New images of the dwarf planet Ceres, taken from 2,700 miles above by NASA’s Dawn spacecraft, show the surface of this mysterious world in sharper detail than ever before.
The new images are of the brightest spots, which are located in a crater about 55 miles across. The largest bright area in this crater is about 7 miles across. NASA scientists say the spots consist of many individual bright points of differing sizes, with a central cluster. So far, there is no obvious explanation for their observed locations or brightness levels.

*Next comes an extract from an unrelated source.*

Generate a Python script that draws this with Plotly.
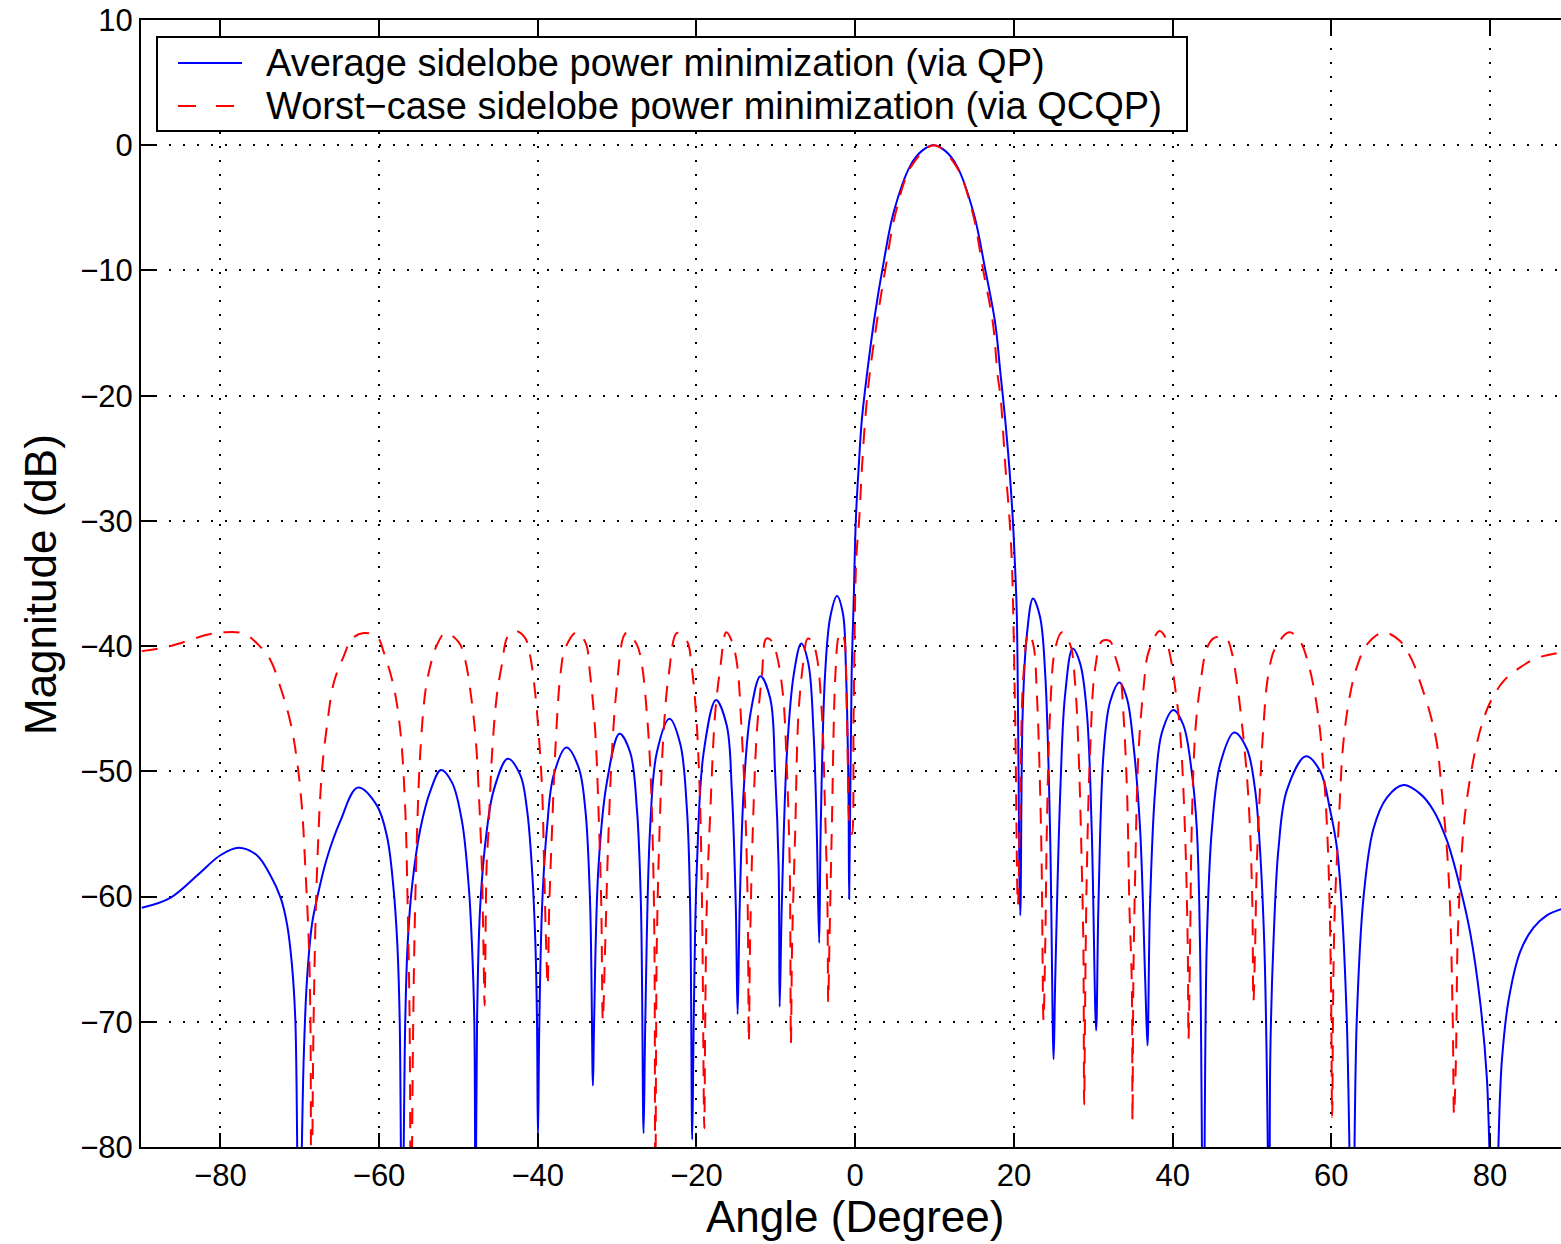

“The bright spots in this configuration make Ceres unique from anything we’ve seen before in the solar system. The science team is working to understand their source. Reflection from ice is the leading candidate in my mind, but the team continues to consider alternate possibilities, such as salt. With closer views from the new orbit and multiple view angles, we soon will be better able to determine the nature of this enigmatic phenomenon,” said UCLA’s Chris Russell, principal investigator for the Dawn mission.
Numerous other features on Ceres intrigue scientists as they contrast this world with others, including protoplanet Vesta, which Dawn visited in 2011 and 2012. Craters abound on both bodies, but Ceres appears to have had more activity on its surface, with evidence of flows, landslides and collapsed structures.
Having arrived in its current orbit on June 3, Dawn will orbit and observe Ceres until June 28. In orbits of about three days each, the spacecraft will conduct intensive observations of Ceres. It will then move toward its next orbit of altitude 900 miles, arriving in early August.